Location
- 390 South White Station Memphis, Tennessee 38117 United States
- Coordinates: 35°7′13″N 89°53′11″W﻿ / ﻿35.12028°N 89.88639°W

Information
- School type: Parochial
- Motto: ...To EMPOWER and INSPIRE...
- Religious affiliation: Orthodox Jewish
- Opened: 1949
- Sister school: Goldie Margolin School for Girls
- Head of school: Rabbi Gavriel Brown, Ph.D.
- Grades: Pre-K, 3–12
- Gender: Co-Ed
- Colors: Blue and Yellow
- Nickname: Macs
- Newspaper: The Reporter
- Website: www.mhafyos.org

= Margolin Hebrew Academy =

The Margolin Hebrew Academy is a co-educational school located in East Memphis, Tennessee. It is the only Orthodox Jewish day school in Memphis. The MHA/FYOS comprises the Leach Early Childhood center for pre-K3 through kindergarten, the Margolin Hebrew Academy, the 1st through 8th grade section, the Cooper Yeshiva of the South, which includes the Cooper Yeshiva High School for Boys, and the Goldie Margolin High School for Girls. The school is accredited by the Southern Association of Independent Schools (SAIS). The school is also associated with the Memphis Jewish Federation.

The head of school for the PK–12th grades is Rabbi Gavriel Brown, Ph.D.

== Athletics ==

The school offers basketball, flag football, golf, and tennis. The team name is the Maccabees (shortened to the "Macs," carrying a Jewish background as the team bases its name off of the Jewish soldiers in the war against the Greeks). The varsity high school girls and boys teams play in the TSSAA (Tennessee Secondary School Athletic Association).
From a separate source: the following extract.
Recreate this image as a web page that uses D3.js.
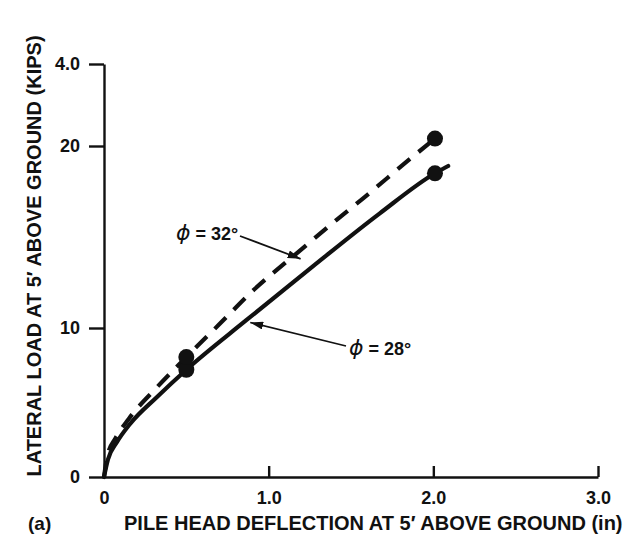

==Goldie Margolin School for Girls==
The Goldie Margolin School for Girls (GMSG) was established in 1964 as an extension of the former Memphis Hebrew Academy, created in response to a community and regional need for an Orthodox Jewish high school for girls. The current principal is Sara Plotitsa. The newsletter for the girl's high school is called the Goldie Globe.

==Cooper Yeshiva High School for Boys==
The CYHSB was founded in 1966 as the Feinstone Yeshiva of the South, and was changed to the CYHSB in 1993, but kept the FYOS name for the elementary school and part of the high school. In 2025, the highschool changed its name from the Feinstone Yeshiva Of the South (FYOS) to the Cooper Yeshiva Of the South (CYOS). The current judaics principal is Rabbi Dov Rossman. The current general studies principal is Dr. Whitney Kennon. The newsletter for the boy's high school is called The Weekly.

==Boarding==
The school includes a boarding facility, and have recently hosted people from Baltimore, Maryland; Belarus; Boston, Massachusetts; Indianapolis, Indiana; Israel; Ponte Verde Beach, Florida; Woodmere, New York; and New York City, New York. They host yearly the Kollel Torah Mitzion guys and the Bat Ami girls, people from Israel to learn and teach the kids about Israel at all levels of the school and the Bornblum Jewish Community School.